ONB maintains disciplined credit risk oversight
Second quarter net charge-offs totaled 24 basis points (or 21 basis points excluding purchased credit deteriorated loans), and the allowance for credit losses improved by 8 basis points, to 1.24%. Non-accrual loans as a percentage of total loans decreased five basis points quarter-over-quarter, while a 9% reduction in legacy criticized and classified assets indicates ongoing risk mitigation despite integrating Bremer’s loan book.
"Our proactive approach to credit monitoring has led to above-peer levels of non-accruals, but below-peer averages in delinquency and charge-off ratios over time.

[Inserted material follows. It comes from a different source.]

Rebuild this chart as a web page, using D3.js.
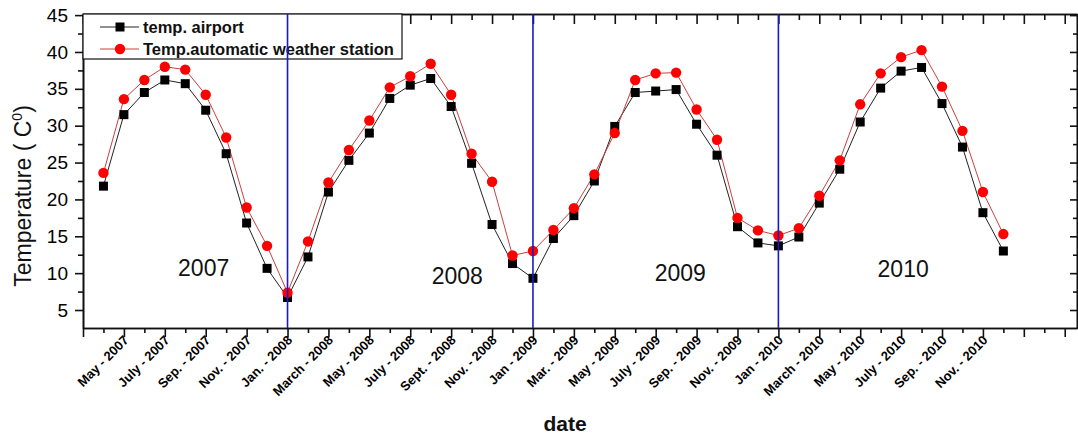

Roughly 60% of our non-accruals are from acquired books with appropriate reserves and/or marks."
— John Moran, CFO
Strategic focus on credit discipline allows ONB to manage higher headline non-accruals from acquired portfolios without netting elevated loss content, supporting best-in-class charge-off ratios.
Post-merger guidance confirms earnings leverage
ONB now expects full-year 2025 loan growth (excluding Bremer) toward the lower end of the 4%-6% range, citing intensified CRE competition and portfolio management driving elevated paydowns and refis. Holding $2.4 billion in previously slated-for-sale CRE balances will offset reduced purchase accounting marks as the company looks to 2026.
"Overall, we closed two months earlier than expected, adding to our 2025 earnings momentum, with financial metrics tracking to exceed the expectations we set at announcement. Higher capital and lower purchase accounting marks shortened the TBV earnback by approximately half a year."
— John Moran, CFO
Earlier-than-modeled Bremer closing and favorable mark-to-market dynamics accelerated tangible book value (TBV) recovery.
Looking ahead
ONB guides to third quarter and full-year 2025 results in line with current consensus, featuring positive operating leverage, stable noninterest-bearing deposit mix, and 4%-6% full-year loan growth (excluding Bremer), likely toward the lower bound.
Management increased net interest income and fee income guidance for the full year, and expects accumulated other comprehensive income (AOCI) improvement by year-end.
No formal share repurchase has been announced, though excess capital could make buybacks a consideration once the Bremer systems conversion finalizes in mid-October.